[Data listing]
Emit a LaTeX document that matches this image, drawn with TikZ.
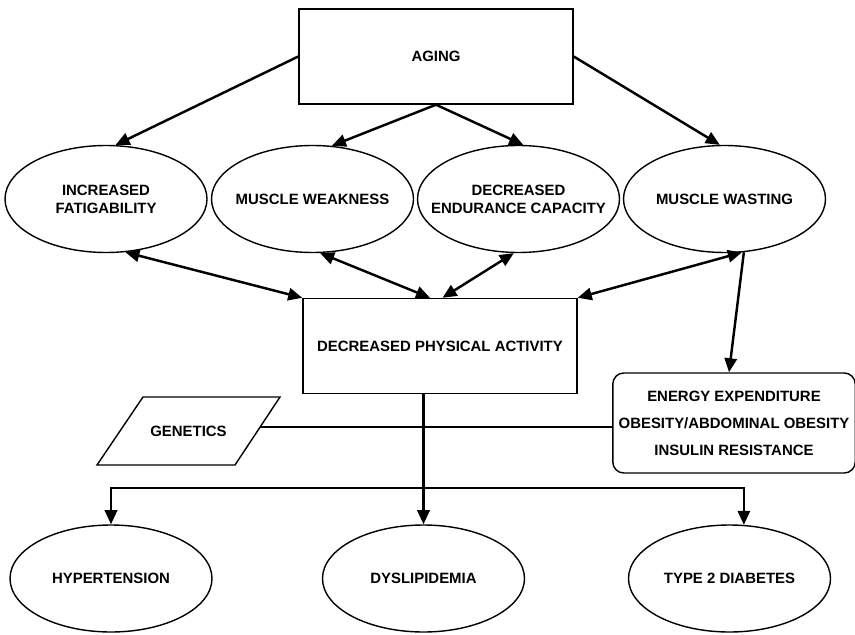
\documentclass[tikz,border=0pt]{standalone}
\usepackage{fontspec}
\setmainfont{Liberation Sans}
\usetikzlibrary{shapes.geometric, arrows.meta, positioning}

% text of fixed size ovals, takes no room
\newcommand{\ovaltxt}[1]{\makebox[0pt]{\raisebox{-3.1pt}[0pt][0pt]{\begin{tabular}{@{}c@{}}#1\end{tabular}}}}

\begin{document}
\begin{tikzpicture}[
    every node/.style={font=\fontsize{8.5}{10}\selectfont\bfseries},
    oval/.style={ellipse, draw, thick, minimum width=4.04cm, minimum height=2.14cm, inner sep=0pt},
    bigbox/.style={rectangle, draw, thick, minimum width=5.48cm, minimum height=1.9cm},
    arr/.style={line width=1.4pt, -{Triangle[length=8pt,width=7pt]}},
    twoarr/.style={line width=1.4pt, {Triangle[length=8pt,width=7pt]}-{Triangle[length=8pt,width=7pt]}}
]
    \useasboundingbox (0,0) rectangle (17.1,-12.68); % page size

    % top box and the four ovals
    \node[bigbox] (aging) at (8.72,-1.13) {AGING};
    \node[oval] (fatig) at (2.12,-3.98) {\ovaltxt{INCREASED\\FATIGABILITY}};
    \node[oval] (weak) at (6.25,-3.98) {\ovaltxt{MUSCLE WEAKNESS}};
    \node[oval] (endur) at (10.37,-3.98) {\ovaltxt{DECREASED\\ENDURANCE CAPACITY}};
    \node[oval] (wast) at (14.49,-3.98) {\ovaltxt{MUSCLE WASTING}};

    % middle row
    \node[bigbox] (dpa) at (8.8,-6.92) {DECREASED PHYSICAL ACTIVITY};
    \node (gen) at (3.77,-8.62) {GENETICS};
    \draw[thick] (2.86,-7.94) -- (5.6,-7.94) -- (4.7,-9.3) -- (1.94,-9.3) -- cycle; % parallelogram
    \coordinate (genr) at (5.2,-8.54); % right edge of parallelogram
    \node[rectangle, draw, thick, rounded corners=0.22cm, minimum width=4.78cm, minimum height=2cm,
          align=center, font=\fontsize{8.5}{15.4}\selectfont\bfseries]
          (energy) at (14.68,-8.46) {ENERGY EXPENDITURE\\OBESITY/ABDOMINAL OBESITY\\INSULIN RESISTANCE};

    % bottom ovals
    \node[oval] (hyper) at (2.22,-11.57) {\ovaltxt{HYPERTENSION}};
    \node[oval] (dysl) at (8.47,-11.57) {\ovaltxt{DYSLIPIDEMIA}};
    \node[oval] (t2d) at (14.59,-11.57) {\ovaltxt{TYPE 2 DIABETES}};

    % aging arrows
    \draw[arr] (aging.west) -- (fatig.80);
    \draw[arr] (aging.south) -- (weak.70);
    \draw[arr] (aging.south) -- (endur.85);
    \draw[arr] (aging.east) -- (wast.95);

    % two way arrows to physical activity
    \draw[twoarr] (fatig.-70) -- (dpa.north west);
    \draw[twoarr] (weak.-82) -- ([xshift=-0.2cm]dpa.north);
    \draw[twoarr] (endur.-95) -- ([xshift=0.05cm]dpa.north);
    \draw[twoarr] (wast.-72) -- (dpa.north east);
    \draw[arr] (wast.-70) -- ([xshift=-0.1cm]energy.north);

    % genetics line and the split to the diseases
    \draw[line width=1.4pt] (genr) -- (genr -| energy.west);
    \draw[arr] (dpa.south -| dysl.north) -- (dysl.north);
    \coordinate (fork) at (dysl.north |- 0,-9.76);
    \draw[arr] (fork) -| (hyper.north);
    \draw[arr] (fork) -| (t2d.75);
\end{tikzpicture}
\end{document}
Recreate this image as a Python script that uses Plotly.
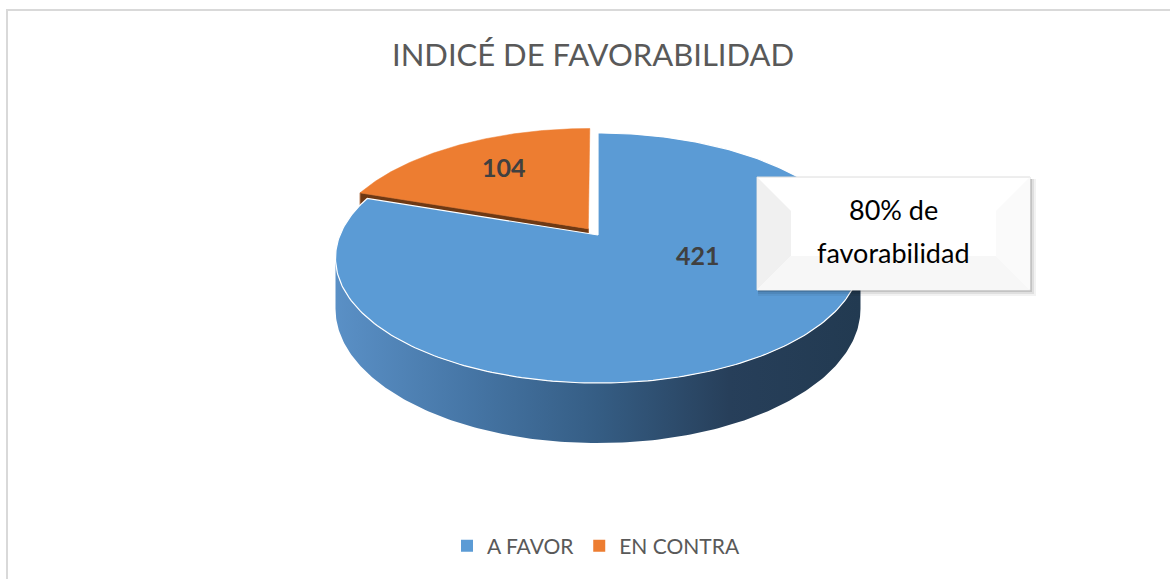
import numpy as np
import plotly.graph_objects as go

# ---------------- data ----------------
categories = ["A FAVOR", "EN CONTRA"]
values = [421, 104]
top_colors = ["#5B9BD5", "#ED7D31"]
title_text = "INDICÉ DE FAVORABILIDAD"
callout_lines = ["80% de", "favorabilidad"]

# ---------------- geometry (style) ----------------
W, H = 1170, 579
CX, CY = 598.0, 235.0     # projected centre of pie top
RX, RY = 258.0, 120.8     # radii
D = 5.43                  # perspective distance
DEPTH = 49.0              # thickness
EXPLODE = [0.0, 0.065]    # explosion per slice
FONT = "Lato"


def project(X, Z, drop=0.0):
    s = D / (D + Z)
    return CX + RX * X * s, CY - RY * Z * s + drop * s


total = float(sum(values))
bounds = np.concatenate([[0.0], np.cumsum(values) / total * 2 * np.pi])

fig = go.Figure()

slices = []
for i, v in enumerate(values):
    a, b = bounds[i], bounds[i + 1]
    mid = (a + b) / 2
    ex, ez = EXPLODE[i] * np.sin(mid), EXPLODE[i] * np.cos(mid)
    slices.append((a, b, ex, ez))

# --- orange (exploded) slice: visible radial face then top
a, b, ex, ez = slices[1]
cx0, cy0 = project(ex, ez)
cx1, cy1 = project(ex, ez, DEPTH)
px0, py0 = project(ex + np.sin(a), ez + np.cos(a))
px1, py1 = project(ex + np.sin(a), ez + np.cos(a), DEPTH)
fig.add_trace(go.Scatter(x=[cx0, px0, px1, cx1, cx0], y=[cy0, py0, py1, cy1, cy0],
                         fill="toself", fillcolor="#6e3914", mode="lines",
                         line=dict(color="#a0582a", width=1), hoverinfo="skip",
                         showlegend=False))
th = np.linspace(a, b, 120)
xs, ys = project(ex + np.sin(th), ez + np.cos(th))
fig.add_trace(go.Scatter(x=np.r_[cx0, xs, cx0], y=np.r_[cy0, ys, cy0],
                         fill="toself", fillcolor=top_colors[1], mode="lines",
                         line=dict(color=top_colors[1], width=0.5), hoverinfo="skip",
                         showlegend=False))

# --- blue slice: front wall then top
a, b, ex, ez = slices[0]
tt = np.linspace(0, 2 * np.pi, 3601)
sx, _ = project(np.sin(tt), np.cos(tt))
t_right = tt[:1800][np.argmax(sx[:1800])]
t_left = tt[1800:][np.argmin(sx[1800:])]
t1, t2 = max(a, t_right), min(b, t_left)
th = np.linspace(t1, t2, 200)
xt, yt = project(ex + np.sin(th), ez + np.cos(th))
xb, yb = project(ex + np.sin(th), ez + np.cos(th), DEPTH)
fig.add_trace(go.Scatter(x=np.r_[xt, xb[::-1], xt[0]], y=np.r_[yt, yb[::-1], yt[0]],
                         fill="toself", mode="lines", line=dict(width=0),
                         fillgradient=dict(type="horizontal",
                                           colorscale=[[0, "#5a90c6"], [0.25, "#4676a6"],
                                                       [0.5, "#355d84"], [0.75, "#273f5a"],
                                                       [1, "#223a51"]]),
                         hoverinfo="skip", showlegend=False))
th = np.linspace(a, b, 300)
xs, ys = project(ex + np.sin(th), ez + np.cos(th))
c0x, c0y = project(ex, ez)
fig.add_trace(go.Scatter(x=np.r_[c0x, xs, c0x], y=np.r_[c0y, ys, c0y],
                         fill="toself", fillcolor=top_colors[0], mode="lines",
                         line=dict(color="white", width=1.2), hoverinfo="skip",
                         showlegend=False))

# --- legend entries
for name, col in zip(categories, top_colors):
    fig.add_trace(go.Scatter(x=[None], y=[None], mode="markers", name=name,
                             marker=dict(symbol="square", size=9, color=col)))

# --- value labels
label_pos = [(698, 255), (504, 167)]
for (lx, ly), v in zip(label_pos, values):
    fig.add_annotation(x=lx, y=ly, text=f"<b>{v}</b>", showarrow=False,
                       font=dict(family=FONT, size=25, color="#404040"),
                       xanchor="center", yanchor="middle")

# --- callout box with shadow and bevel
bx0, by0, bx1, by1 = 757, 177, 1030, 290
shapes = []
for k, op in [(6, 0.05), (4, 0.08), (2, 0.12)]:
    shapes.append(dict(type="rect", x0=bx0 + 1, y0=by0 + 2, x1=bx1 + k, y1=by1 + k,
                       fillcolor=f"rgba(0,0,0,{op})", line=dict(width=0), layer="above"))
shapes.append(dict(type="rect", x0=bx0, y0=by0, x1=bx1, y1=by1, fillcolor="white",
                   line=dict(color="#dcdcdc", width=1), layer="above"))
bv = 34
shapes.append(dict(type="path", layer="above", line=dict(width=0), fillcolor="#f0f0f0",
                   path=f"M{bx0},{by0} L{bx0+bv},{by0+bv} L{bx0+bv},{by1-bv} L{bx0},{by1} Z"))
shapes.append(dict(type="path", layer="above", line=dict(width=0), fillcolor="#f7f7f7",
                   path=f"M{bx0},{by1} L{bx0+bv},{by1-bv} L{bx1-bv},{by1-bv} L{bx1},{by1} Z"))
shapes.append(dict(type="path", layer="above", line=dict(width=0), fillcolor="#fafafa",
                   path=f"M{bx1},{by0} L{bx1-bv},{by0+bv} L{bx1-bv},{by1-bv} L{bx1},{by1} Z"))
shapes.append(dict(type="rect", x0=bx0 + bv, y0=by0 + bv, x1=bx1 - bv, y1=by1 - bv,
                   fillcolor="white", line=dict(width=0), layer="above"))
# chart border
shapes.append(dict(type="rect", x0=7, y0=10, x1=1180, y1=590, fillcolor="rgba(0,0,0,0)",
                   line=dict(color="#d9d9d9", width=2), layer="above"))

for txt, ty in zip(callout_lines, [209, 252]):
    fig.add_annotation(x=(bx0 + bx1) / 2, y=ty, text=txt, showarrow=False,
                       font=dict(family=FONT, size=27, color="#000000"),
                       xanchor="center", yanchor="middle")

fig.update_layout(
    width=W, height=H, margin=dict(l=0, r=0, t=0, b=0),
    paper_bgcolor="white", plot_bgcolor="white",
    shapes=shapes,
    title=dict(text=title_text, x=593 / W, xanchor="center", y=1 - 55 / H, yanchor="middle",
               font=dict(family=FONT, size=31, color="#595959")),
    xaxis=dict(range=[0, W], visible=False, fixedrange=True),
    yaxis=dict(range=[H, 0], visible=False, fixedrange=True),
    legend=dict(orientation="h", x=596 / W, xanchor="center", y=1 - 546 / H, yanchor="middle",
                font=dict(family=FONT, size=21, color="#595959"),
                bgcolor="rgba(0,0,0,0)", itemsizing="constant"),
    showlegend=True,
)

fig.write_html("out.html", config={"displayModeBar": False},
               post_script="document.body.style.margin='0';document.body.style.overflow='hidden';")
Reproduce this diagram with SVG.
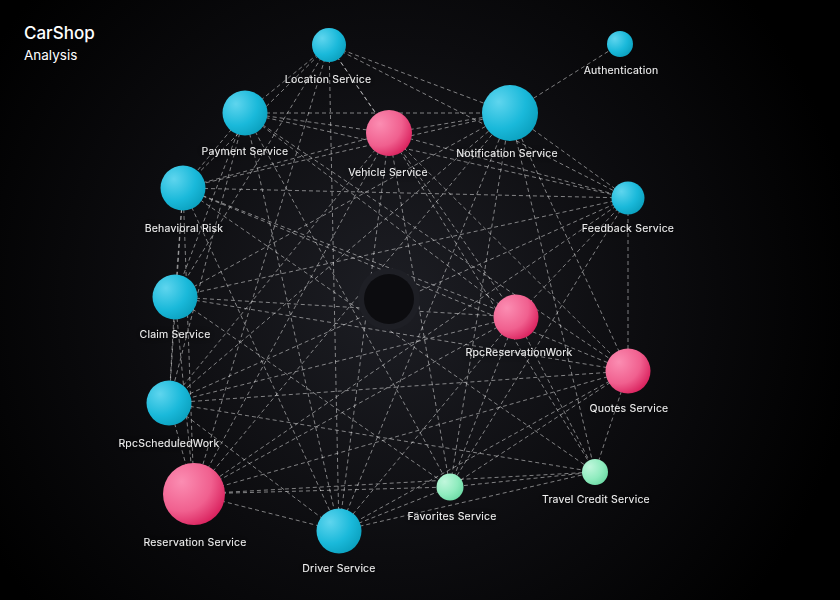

- INSTRUCTION
Among the entries above, locate the line with "Recreate this image" and the line with "slices.append((a, b, ex, ez))". Give those two lines and all lines between them again, exactly, leaving out the pictures.

- EXERCISE OUTPUT
Recreate this image as a Python script that uses Plotly.
import numpy as np
import plotly.graph_objects as go

# ---------------- data ----------------
categories = ["A FAVOR", "EN CONTRA"]
values = [421, 104]
top_colors = ["#5B9BD5", "#ED7D31"]
title_text = "INDICÉ DE FAVORABILIDAD"
callout_lines = ["80% de", "favorabilidad"]

# ---------------- geometry (style) ----------------
W, H = 1170, 579
CX, CY = 598.0, 235.0     # projected centre of pie top
RX, RY = 258.0, 120.8     # radii
D = 5.43                  # perspective distance
DEPTH = 49.0              # thickness
EXPLODE = [0.0, 0.065]    # explosion per slice
FONT = "Lato"


def project(X, Z, drop=0.0):
    s = D / (D + Z)
    return CX + RX * X * s, CY - RY * Z * s + drop * s


total = float(sum(values))
bounds = np.concatenate([[0.0], np.cumsum(values) / total * 2 * np.pi])

fig = go.Figure()

slices = []
for i, v in enumerate(values):
    a, b = bounds[i], bounds[i + 1]
    mid = (a + b) / 2
    ex, ez = EXPLODE[i] * np.sin(mid), EXPLODE[i] * np.cos(mid)
    slices.append((a, b, ex, ez))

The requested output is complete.